Je tiens à vous donner l'exemple, pour moi très parlant, d'une de mes administrées : son mari gagnant bien sa vie, elle arrête de travailler pour élever ses enfants. Le couple divorce. Elle se retrouve dans une situation précaire et ne touchera rien pendant des années, malgré les efforts qu'elle a fournis pendant sa vie de couple. Elle ne touchera une pension de réversion que très tardivement, lorsqu'elle partira elle-même à la retraite, et lorsque son ex-conjoint sera décédé. Et si cet ex-conjoint s'est remarié, le montant de la pension de réversion sera divisé entre les épouses successives.
Nous pouvons chercher des pistes à l'étranger. Il se trouve qu'en Allemagne, les droits à la retraite sont partagés au moment du divorce – c'est le splinting. Mais ce dispositif est difficile à appliquer à notre système de retraite, qui n'est pas un système à points et qui ne permet pas de calculer en temps réel, au cours de la carrière, les droits qui ont été acquis.
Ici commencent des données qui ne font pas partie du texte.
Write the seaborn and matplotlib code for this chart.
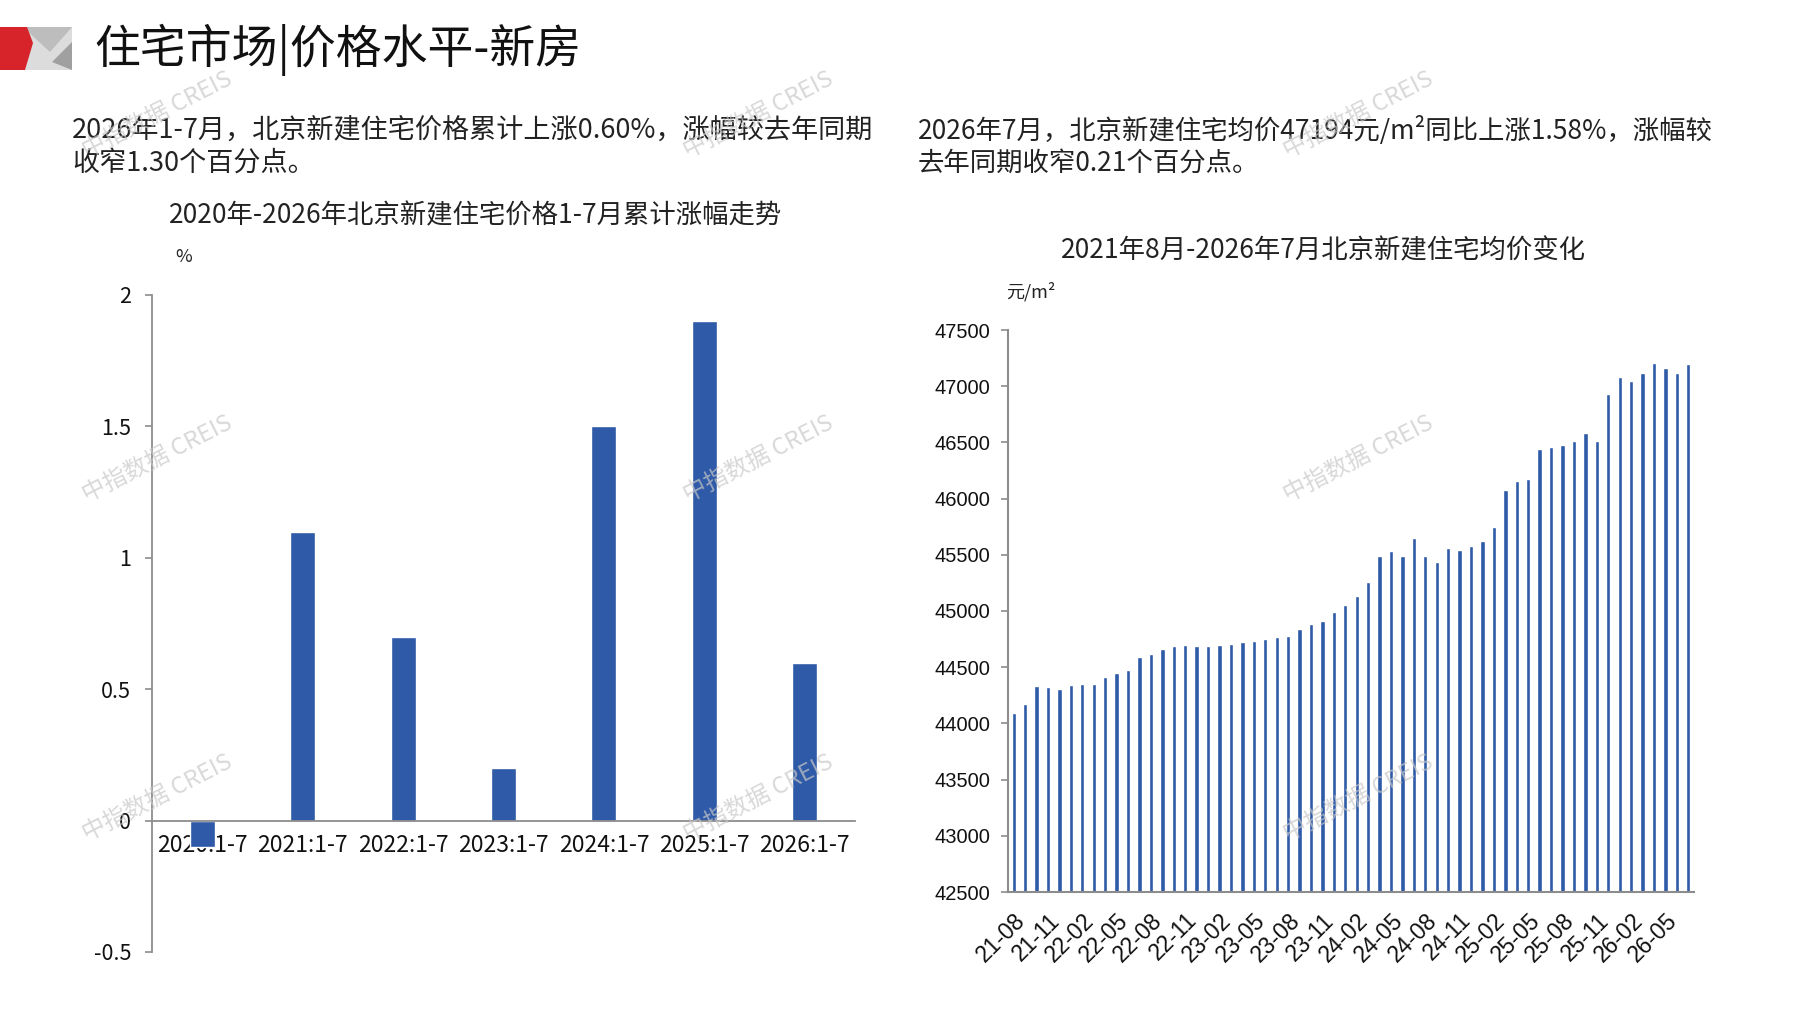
import numpy as np
import pandas as pd
import matplotlib.pyplot as plt
import seaborn as sns
from matplotlib.patches import Polygon

sns.set_theme(style='white')
plt.rcParams['font.family'] = ['Noto Sans CJK SC', 'DejaVu Sans']
plt.rcParams['axes.unicode_minus'] = False

# left chart: cumulative change Jan-Jul, %
periods = ['2020:1-7', '2021:1-7', '2022:1-7', '2023:1-7', '2024:1-7', '2025:1-7', '2026:1-7']
growth = [-0.1, 1.1, 0.7, 0.2, 1.5, 1.9, 0.6]
growth_ticks = [-0.5, 0, 0.5, 1, 1.5, 2]
growth_ticklabels = ['-0.5', '0', '0.5', '1', '1.5', '2']

# right chart: monthly average price, yuan/m2 (2021-08 .. 2026-07)
months = pd.date_range('2021-08-01', '2026-07-01', freq='MS').strftime('%y-%m').tolist()
prices = [44090, 44170, 44330, 44320, 44310, 44340, 44350, 44350, 44410, 44450,
          44475, 44595, 44615, 44660, 44690, 44700, 44685, 44690, 44695, 44710,
          44720, 44735, 44750, 44770, 44780, 44840, 44885, 44910, 44990, 45050,
          45135, 45260, 45490, 45535, 45485, 45650, 45485, 45435, 45560, 45545,
          45575, 45625, 45745, 46075, 46160, 46175, 46445, 46460, 46480, 46510,
          46580, 46510, 46935, 47085, 47050, 47115, 47205, 47165, 47115, 47194]
price_ticks = list(range(42500, 47501, 500))

W, H = 1797, 1010
bar_color = '#2E5AA7'
axis_gray = '#8c8c8c'


def fx(px):
    return px / W


def fy(py):
    return 1 - py / H


fig = plt.figure(figsize=(W / 100, H / 100), dpi=100)
fig.patch.set_facecolor('white')

# header logo
logo = [
    ([(23, 27), (72, 27), (72, 70), (23, 70)], '#dcdcdc'),
    ([(23, 27), (72, 27), (50, 52)], '#bdbdbd'),
    ([(72, 42), (72, 70), (52, 62)], '#a0a0a0'),
    ([(0, 27), (27, 27), (33, 43), (25, 70), (0, 70)], '#d7242b'),
]
for pts, c in logo:
    fig.patches.append(Polygon([(fx(x), fy(y)) for x, y in pts], closed=True,
                               transform=fig.transFigure, facecolor=c, edgecolor='none'))

fig.text(fx(94), fy(50), '住宅市场|价格水平-新房', fontsize=33, va='center', ha='left', color='#111111')

# paragraphs
fig.text(fx(72), fy(130), '2026年1-7月，北京新建住宅价格累计上涨0.60%，涨幅较去年同期',
         fontsize=19.5, va='center', color='#222222')
fig.text(fx(72), fy(163), '收窄1.30个百分点。', fontsize=19.5, va='center', color='#222222')
fig.text(fx(918), fy(130), '2026年7月，北京新建住宅均价47194元/m²同比上涨1.58%，涨幅较',
         fontsize=19, va='center', color='#222222')
fig.text(fx(918), fy(163), '去年同期收窄0.21个百分点。', fontsize=19, va='center', color='#222222')

# chart titles and units
fig.text(fx(476), fy(216), '2020年-2026年北京新建住宅价格1-7月累计涨幅走势',
         fontsize=19, ha='center', va='center', color='#222222')
fig.text(fx(1323), fy(251), '2021年8月-2026年7月北京新建住宅均价变化',
         fontsize=19, ha='center', va='center', color='#222222')
fig.text(fx(184), fy(257), '%', fontsize=13, ha='center', va='center', color='#222222')
fig.text(fx(1031), fy(292), '元/m²', fontsize=13, ha='center', va='center', color='#222222')

# left bar chart
ax1 = fig.add_axes([fx(152), fy(952), fx(703), 657 / H])
sns.barplot(x=periods, y=growth, color=bar_color, saturation=1, width=0.25, ax=ax1)
ax1.set_xlabel('')
ax1.set_ylabel('')
ax1.set_ylim(-0.5, 2)
ax1.set_xlim(-0.5, len(periods) - 0.5)
ax1.set_yticks(growth_ticks)
ax1.set_yticklabels(growth_ticklabels)
for s in ['top', 'right']:
    ax1.spines[s].set_visible(False)
ax1.spines['bottom'].set_position(('data', 0))
for s in ['left', 'bottom']:
    ax1.spines[s].set_color(axis_gray)
    ax1.spines[s].set_linewidth(1.3)
ax1.set_xticks(np.arange(-0.5, len(periods), 1), minor=True)
ax1.tick_params(axis='x', which='major', length=0, pad=10, labelsize=16.5, labelcolor='#111111')
ax1.tick_params(axis='x', which='minor', direction='in', length=6, width=1.2, color=axis_gray)
ax1.tick_params(axis='y', direction='out', length=5, width=1.2, color=axis_gray,
                left=True, labelsize=15.5, labelcolor='#111111', pad=10)
ax1.patch.set_alpha(0)

# right bar chart
ax2 = fig.add_axes([fx(1008), fy(892), fx(686), 562 / H])
sns.barplot(x=months, y=prices, color=bar_color, saturation=1, width=0.38, ax=ax2)
ax2.set_xlabel('')
ax2.set_ylabel('')
ax2.set_ylim(42500, 47500)
ax2.set_xlim(-0.5, len(months) - 0.5)
ax2.set_yticks(price_ticks)
ax2.set_yticklabels([str(v) for v in price_ticks], family=['Liberation Sans', 'DejaVu Sans'])
for s in ['top', 'right']:
    ax2.spines[s].set_visible(False)
for s in ['left', 'bottom']:
    ax2.spines[s].set_color(axis_gray)
    ax2.spines[s].set_linewidth(1.5)
ax2.set_xticks(range(0, len(months), 3))
ax2.set_xticklabels(months[::3], rotation=45, ha='right', va='top', rotation_mode='anchor',
                    family=['Liberation Sans', 'DejaVu Sans'])
ax2.set_xticks(np.arange(-0.5, len(months), 1), minor=True)
ax2.tick_params(axis='x', which='major', length=0, pad=12, labelsize=16.5, labelcolor='#111111')
ax2.tick_params(axis='x', which='minor', direction='in', length=4, width=1.2, color=axis_gray)
ax2.tick_params(axis='y', direction='out', length=5, width=1.2, color=axis_gray,
                left=True, labelsize=14.5, labelcolor='#111111', pad=8)
ax2.patch.set_alpha(0)

# watermarks
for wx in [157, 758, 1358]:
    for wy in [115, 459, 798]:
        fig.text(fx(wx), fy(wy), '中指数据 CREIS', fontsize=17, rotation=27,
                 ha='center', va='center', color='#c8c8c8', alpha=0.7, zorder=10)

fig.savefig('out.png', dpi=100, facecolor='white')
En conclusion, même si on peut commencer à y réfléchir, la question de la pension de réversion ne se résoudra que sur le long terme. En revanche, nous avons dès maintenant la capacité d'agir sur les droits familiaux. En en réorientant les masses financières, qui sont assez importantes, nous pourrions déjà résoudre certains problèmes.